U.S. research agency launches money fund data tool

(Reuters) - The U.S. Office of Financial Research, a government agency which conducts independent financial research and analysis, said on Wednesday it launched an online tool that allows investors to analyze the securities held by money market mutual funds.


The introduction of OFR's "Money Market Monitor" comes at time when regulators have tightened oversight of the $2.7 trillion industry following the collapse of the Reserve Primary Fund in September 2008 at the height of the global financial crisis when its share price fell below $1.


Money funds play a critical role in wholesale short-term financing. During the financial crisis concerns emerged about Lehman Brothers and the rest of Wall Street’s exposure to subprime mortgage debt. Investors pulled out of money market funds holding debt issued by these banks, causing the value of the funds to plummet and cutting off a key source of funding for the banks.


In October, institutional prime money funds, which can invest in riskier corporate securities in addition to government debt, will be required to use a floating share price rather than a fixed $1 per-share price as part of post-crisis reforms to the market.
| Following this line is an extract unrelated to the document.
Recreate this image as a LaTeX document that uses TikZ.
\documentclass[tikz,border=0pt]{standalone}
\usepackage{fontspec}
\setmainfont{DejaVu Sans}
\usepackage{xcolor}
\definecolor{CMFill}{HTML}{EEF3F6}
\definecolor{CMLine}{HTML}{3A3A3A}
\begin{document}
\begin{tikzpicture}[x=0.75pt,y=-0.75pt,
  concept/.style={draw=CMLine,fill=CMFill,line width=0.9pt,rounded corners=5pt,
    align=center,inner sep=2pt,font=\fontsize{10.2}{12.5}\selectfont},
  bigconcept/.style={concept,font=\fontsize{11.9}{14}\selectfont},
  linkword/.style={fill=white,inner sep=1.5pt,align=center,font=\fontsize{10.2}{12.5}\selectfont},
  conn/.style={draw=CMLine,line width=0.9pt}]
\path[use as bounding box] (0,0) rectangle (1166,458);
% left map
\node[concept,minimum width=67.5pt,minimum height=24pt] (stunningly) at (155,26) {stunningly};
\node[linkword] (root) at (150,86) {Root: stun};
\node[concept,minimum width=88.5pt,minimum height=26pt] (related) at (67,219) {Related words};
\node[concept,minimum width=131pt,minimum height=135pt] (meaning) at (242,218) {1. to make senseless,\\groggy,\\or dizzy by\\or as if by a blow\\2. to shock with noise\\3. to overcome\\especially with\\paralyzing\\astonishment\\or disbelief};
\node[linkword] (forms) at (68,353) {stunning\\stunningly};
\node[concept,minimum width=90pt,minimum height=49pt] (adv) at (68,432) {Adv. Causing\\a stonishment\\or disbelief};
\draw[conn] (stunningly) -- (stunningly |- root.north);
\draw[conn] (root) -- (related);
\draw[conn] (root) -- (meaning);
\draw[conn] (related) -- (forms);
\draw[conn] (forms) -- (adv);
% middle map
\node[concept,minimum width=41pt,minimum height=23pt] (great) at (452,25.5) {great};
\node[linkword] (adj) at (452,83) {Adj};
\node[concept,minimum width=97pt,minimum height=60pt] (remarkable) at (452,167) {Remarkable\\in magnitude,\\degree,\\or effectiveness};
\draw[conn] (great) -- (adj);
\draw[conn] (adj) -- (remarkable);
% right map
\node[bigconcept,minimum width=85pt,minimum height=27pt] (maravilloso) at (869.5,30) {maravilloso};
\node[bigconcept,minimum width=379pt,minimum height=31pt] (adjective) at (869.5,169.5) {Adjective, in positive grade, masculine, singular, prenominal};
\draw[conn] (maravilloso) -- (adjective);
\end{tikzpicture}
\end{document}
"A lack of detailed data about fund holdings blocked regulators from seeing risks quickly in 2008. Since then, regulators have begun to require funds to report detailed data about their holdings more frequently," OFR deputy director for research and analysis Stacey Schreft said in a statement.

The Money Market Monitor analyzes more than 4 million records on monthly data of about 500 funds over five years based on these funds' monthly filings with the Securities and Exchange Commission.

New data will be available on the OFR money fund program after the fifth business day of each month.

The OFR, which was created by the 2010 Dodd-Frank financial reform law, is part of the U.S. Treasury Department but operates independently from the Treasury.